SFPAG-R: A Reliable Routing Algorithm Based on Sealed First-Price Auction Games for Industrial Internet of Things Networks

• Published in: IEEE transactions on vehicular technology Vol. 70; no. 5; pp. 5016 - 5027
• Main Authors: Zhang, Wenbo, Wang, Xin, Han, Guangjie, Peng, Yan, Guizani, Mohsen
• Format: Journal Article
• Language: English
• Published: New York IEEE 01.05.2021; The Institute of Electrical and Electronics Engineers, Inc. (IEEE)

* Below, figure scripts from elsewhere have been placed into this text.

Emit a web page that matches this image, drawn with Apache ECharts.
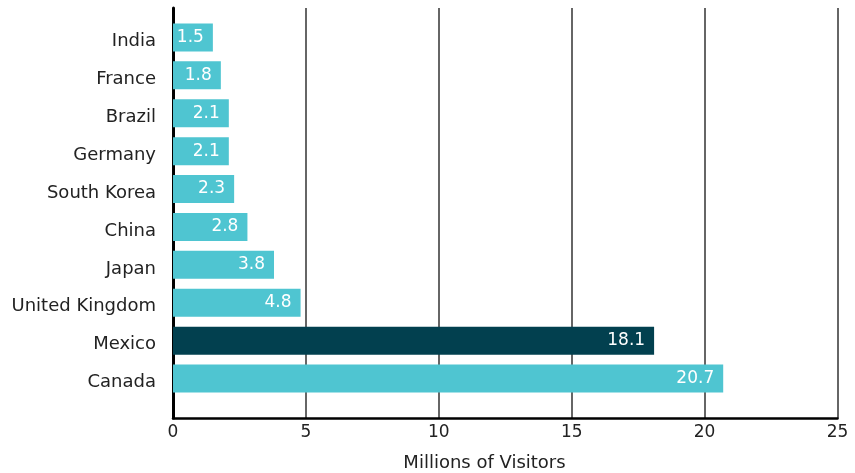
<!DOCTYPE html>
<html>
<head>
<meta charset="utf-8">
<script src="https://cdn.jsdelivr.net/npm/echarts@6/dist/echarts.min.js"></script>
<style>
  html, body { margin: 0; padding: 0; background: #fff; }
  #chart { width: 855px; height: 473px; }
</style>
</head>
<body>
<div id="chart"></div>
<script>
// Visitors by country of origin, millions
const countries = ['India', 'France', 'Brazil', 'Germany', 'South Korea', 'China', 'Japan', 'United Kingdom', 'Mexico', 'Canada'];
const visitors = [1.5, 1.8, 2.1, 2.1, 2.3, 2.8, 3.8, 4.8, 18.1, 20.7];
const highlighted = ['Mexico'];
const xTicks = [0, 5, 10, 15, 20, 25];
const xAxisTitle = 'Millions of Visitors';

const FONT = 'DejaVu Sans';
const TEAL = '#4fc5d1';
const DARK = '#02404f';

const chart = echarts.init(document.getElementById('chart'), null, { renderer: 'canvas' });

const barData = countries.map((c, i) => ({
  value: visitors[i],
  itemStyle: { color: highlighted.includes(c) ? DARK : TEAL }
}));

chart.setOption({
  animation: false,
  backgroundColor: '#fff',
  grid: [
    // frame: value axis, gridlines and the left axis line
    { left: 173, right: 17.5, top: 8, bottom: 55 },
    // bars and category labels
    { left: 173, right: 17.5, top: 18.5, bottom: 75.5 }
  ],
  xAxis: [
    {
      gridIndex: 0,
      type: 'value',
      min: xTicks[0],
      max: xTicks[xTicks.length - 1],
      interval: xTicks[1] - xTicks[0],
      axisLine: { show: true, onZero: false, lineStyle: { color: '#000', width: 2.5 } },
      axisTick: { show: false },
      axisLabel: { margin: 6, color: '#222', fontFamily: FONT, fontSize: 17 },
      splitLine: { show: true, lineStyle: { color: '#333', width: 1.5 } }
    },
    {
      gridIndex: 1,
      type: 'value',
      min: xTicks[0],
      max: xTicks[xTicks.length - 1],
      show: false
    }
  ],
  yAxis: [
    {
      gridIndex: 0,
      type: 'value',
      min: 0,
      max: 1,
      axisLine: { show: true, onZero: false, lineStyle: { color: '#000', width: 3 } },
      axisTick: { show: false },
      axisLabel: { show: false },
      splitLine: { show: false }
    },
    {
      gridIndex: 1,
      type: 'category',
      data: countries,
      inverse: true,
      axisLine: { show: false },
      axisTick: { show: false },
      axisLabel: {
        margin: 17,
        formatter: '{c|{value}}',
        rich: {
          c: {
            color: '#222',
            fontFamily: FONT,
            fontSize: 18,
            padding: [8, 0, 0, 0]
          }
        }
      },
      splitLine: { show: false }
    }
  ],
  graphic: [
    {
      type: 'text',
      x: 484.5,
      y: 463,
      style: {
        text: xAxisTitle,
        fill: '#222',
        font: '18px "' + FONT + '"',
        textAlign: 'center',
        textVerticalAlign: 'middle'
      }
    }
  ],
  series: [
    {
      type: 'bar',
      xAxisIndex: 1,
      yAxisIndex: 1,
      data: barData,
      barWidth: 28,
      label: {
        show: true,
        position: 'insideRight',
        distance: 9,
        color: '#fff',
        fontFamily: FONT,
        fontSize: 17
      }
    }
  ]
});
</script>
</body>
</html>
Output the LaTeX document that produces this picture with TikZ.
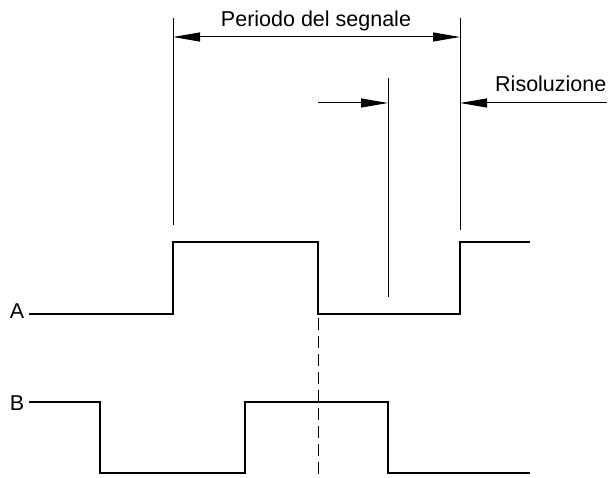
\documentclass[tikz,border=0pt]{standalone}
\usepackage{fontspec}
\setmainfont{Liberation Sans}
\usetikzlibrary{arrows.meta}
\tikzset{
  signal/.style={line width=2.7pt,line join=miter,line cap=butt},
  guide/.style={line width=1pt},
  dimarrow/.style={line width=1pt,-{Triangle[length=27pt,width=9pt]}},
  lbl/.style={inner sep=0pt,font=\fontsize{21.5}{25}\selectfont}
}
\begin{document}
\begin{tikzpicture}[x=1pt,y=1pt]
  \useasboundingbox (0,0) rectangle (608,477);
  % signal A
  \coordinate (A0) at (29,163);
  \coordinate (A1) at (173,163);
  \coordinate (A2) at (173,235);
  \coordinate (A3) at (318,235);
  \coordinate (A4) at (318,163);
  \coordinate (A5) at (460,163);
  \coordinate (A6) at (460,235);
  \coordinate (A7) at (530,235);
  \draw[signal] (A0) -- (A1) -- (A2) -- (A3) -- (A4) -- (A5) -- (A6) -- (A7);
  % signal B
  \coordinate (B0) at (29,75);
  \coordinate (B1) at (100,75);
  \coordinate (B2) at (100,4);
  \coordinate (B3) at (245,4);
  \coordinate (B4) at (245,75);
  \coordinate (B5) at (388,75);
  \coordinate (B6) at (388,4);
  \coordinate (B7) at (530,4);
  \draw[signal] (B0) -- (B1) -- (B2) -- (B3) -- (B4) -- (B5) -- (B6) -- (B7);
  \node[lbl,anchor=east] (la) at (24.5,166) {A};
  \node[lbl,anchor=east] (lb) at (24.5,74) {B};
  % guides
  \coordinate (P1) at (173,459);
  \coordinate (P2) at (460,459);
  \draw[guide] (P1) -- (173,252);
  \draw[guide] (P2) -- (460,247);
  \draw[guide] (388,399) -- (388,180);
  \draw[guide,dash pattern=on 12pt off 6pt] (318,159) -- (318,0);
  % period
  \coordinate (PL) at (173,440);
  \coordinate (PR) at (460,440);
  \coordinate (PM) at (317,440);
  \draw[dimarrow] (PM) -- (PL);
  \draw[dimarrow] (PM) -- (PR);
  \node[lbl,anchor=base] (period) at (316,450) {Periodo del segnale};
  % resolution
  \coordinate (R0) at (318,374);
  \coordinate (R1) at (388,374);
  \coordinate (R2) at (607,374);
  \coordinate (R3) at (460,374);
  \draw[dimarrow] (R0) -- (R1);
  \draw[dimarrow] (R2) -- (R3);
  \node[lbl,anchor=base west] (res) at (495,385) {Risoluzione};
\end{tikzpicture}
\end{document}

• Subjects: Algorithms; Auction game; Control methods; Data communication; Data transmission; Energy consumption; Game theory; Games; Industrial applications; Industrial Internet of Things; IoT; Nodes; Normal distribution; Peer-to-peer computing; Reliability; Reliable transmission; Routing; Routing algorithm; Wireless sensor networks
• ISSN: 0018-9545; 1939-9359
• DOI: 10.1109/TVT.2021.3074398

Due to the harsh deployment environment of the Industrial Internet of Things, the reliability of data transmission has always been an important challenge and a hot topic in Industrial Internet of Things (IIoT). Based on a multiple sink node network model, we propose a reliable routing algorithm called SFPAG-R, which is based on sealed first-price auction games. The algorithm offers a route discovery process and data transmission mechanism using the multi-sink network structure. The classic sealed first-price auction game is improved, and we propose a sealed first-price auction game model based on standard normal distribution, in order to ensure that the auction nodes can obtain higher returns. Based on an analysis of the factors affecting reliable data transmission in a large-scale, industrial IoT system, a data forwarding auction game model is established. Finally, to address the issue of selfish nodes, a dynamic revenue control method is proposed to promote cooperation between nodes. The simulation results indicate that the SFPAG-R algorithm proposed in this paper can reliably reduce the average amount of hops that occur during data transmission, ensure a high rate of successful data transmission, balance network energy consumption, and prolong the network's life cycle.